Dio Seijuro | | Jun 24, 2013 08:41 AM

I've eaten a lot of barbecues in the southeast US and some are pretty good. But the majority are dry and tough, almost like it's supposed to be that way so that they can then be rescued with a lot of sauce.

I get all kinds: pulled pork, ribs, chopped brisket, sliced brisket, chicken, beef short rib (this one is rarely dry).

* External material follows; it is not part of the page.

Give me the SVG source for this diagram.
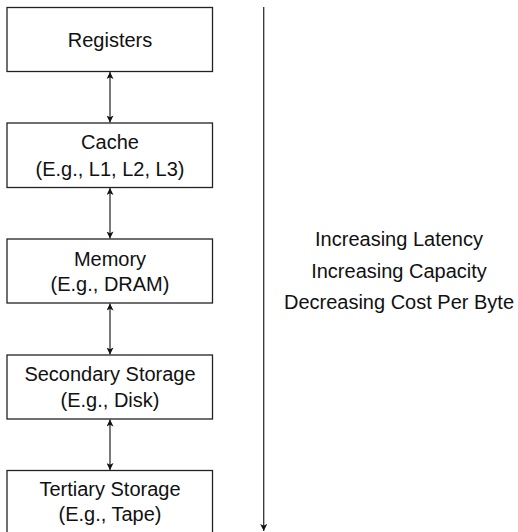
<svg xmlns="http://www.w3.org/2000/svg" width="518" height="532" viewBox="0 0 518 532">
<style>
.box{fill:#fff;stroke:#222;stroke-width:1.3}
.t{font-family:"Liberation Sans",Arial,sans-serif;font-size:20px;fill:#111;text-anchor:middle}
.c{stroke:#333;stroke-width:1.3;fill:none}
</style>
<defs>
<marker id="ah" viewBox="0 0 10 10" refX="10" refY="5" markerUnits="userSpaceOnUse" markerWidth="10" markerHeight="7" orient="auto-start-reverse">
<path d="M0,0 L10,5 L0,10 L2.5,5 z" fill="#111"/>
</marker>
</defs>
<rect width="518" height="532" fill="#fff"/>
<g id="registers">
<rect class="box" x="7" y="7.5" width="205.5" height="64"/>
<text class="t" x="110" y="46.5">Registers</text>
</g>
<g id="cache">
<rect class="box" x="7" y="123" width="205.5" height="64.5"/>
<text class="t" x="110" y="149">Cache</text>
<text class="t" x="110" y="175.5">(E.g., L1, L2, L3)</text>
</g>
<g id="memory">
<rect class="box" x="7" y="239" width="205.5" height="64"/>
<text class="t" x="110" y="265.5">Memory</text>
<text class="t" x="110" y="291">(E.g., DRAM)</text>
</g>
<g id="secondary">
<rect class="box" x="7" y="355" width="205.5" height="64"/>
<text class="t" x="110" y="381">Secondary Storage</text>
<text class="t" x="110" y="406.5">(E.g., Disk)</text>
</g>
<g id="tertiary">
<rect class="box" x="7" y="470.5" width="205.5" height="70"/>
<text class="t" x="110" y="495.5">Tertiary Storage</text>
<text class="t" x="110" y="521">(E.g., Tape)</text>
</g>
<g id="connectors">
<line class="c" x1="110" y1="72" x2="110" y2="122.5" marker-start="url(#ah)" marker-end="url(#ah)"/>
<line class="c" x1="110" y1="188" x2="110" y2="238.5" marker-start="url(#ah)" marker-end="url(#ah)"/>
<line class="c" x1="110" y1="303.5" x2="110" y2="354.5" marker-start="url(#ah)" marker-end="url(#ah)"/>
<line class="c" x1="110" y1="419.5" x2="110" y2="470" marker-start="url(#ah)" marker-end="url(#ah)"/>
<line class="c" x1="263.7" y1="7" x2="263.7" y2="531" marker-end="url(#ah)"/>
</g>
<g id="label">
<text class="t" x="399" y="246">Increasing Latency</text>
<text class="t" x="399" y="277.5">Increasing Capacity</text>
<text class="t" x="399" y="309">Decreasing Cost Per Byte</text>
</g>
</svg>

It helps to add that I grew up in Taiwan and "barbecue" I ate growing up were tender, juicy, fatty stuff. Think Cantonese BBQ, or Cuban Asada. I've lived in the US for a long time now so I am used to BBQ style here. But when my in-laws came to visit recently and had some sliced brisket, they were shocked by the dryness and toughness (it's like jerky to them). I initially thought about defending the US BBQ style but after thinking a while I thought it's honest to say that I almost expect the meat to be kind of dry whenever I try yet another BBQ place.

Am I being unfair or is there some truth to this?

Excluding chains, I've been to 10+ places in the Atlanta area. Blowing Smoke in Savannah. Phil's in Efaula (very good). 7+ places in FL. 3~4 places in TN and NC. Don't get me wrong, some stuff I had at some of these places were really good!